Small Business owner: “With property losses, the big question is not just what got damaged, but what caused the damage. If weather, maintenance, construction issues, or another factor all contributed, concurrent causation may affect how much of the claim is covered under your commercial property policy.”
CFO or Risk Manager: “When we review your program, we want to look at where mixed-cause losses could create uncertainty. That includes issues like exclusion wording, sublimits, business interruption triggers, and whether a claim could involve concurrent proximate causes, alternative causation, indivisible injury arguments, or a dispute over the covered risk versus the excluded risk. We can help identify exposures, but final claim decisions depend on the policy, the facts, and applicable concurrent causation law.”
In training and client conversations, it also helps to use plain examples.

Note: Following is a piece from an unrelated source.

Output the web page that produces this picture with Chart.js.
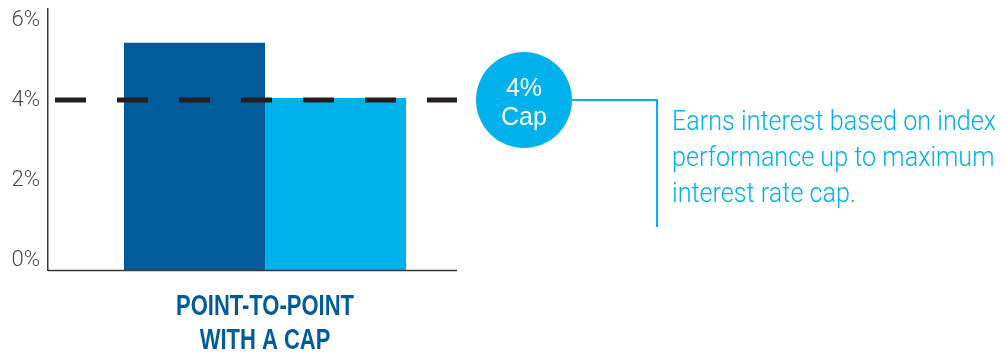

You might say that when negligence combines with weather, equipment failure, or another event, the carrier will examine the entire causal chain, not just the final damage. In some claims, the question becomes whether there was a direct causal connection, whether later events were true intervening acts, and whether freedom of contract supports enforcing the wording as written. In others, adjusters and attorneys may debate concurrent causation evidence, concurrent causation law, and whether the facts support a finding of concurrent proximate causes rather than a single dominant source.
For agency teams, the best approach is disciplined communication. Do not confuse comprehensive coverage with broad protection for every mixed-cause loss, and do not assume the same rules apply across homeowners, commercial property, and liability coverage forms. If a client asks whether a claim involving multiple causes will be paid, the most accurate answer is that the carrier must review the facts, the exclusions, and the policy wording. That is especially true where exclusionary provisions, a concurrent causation clause, or anti-concurrent causation wording may change the result.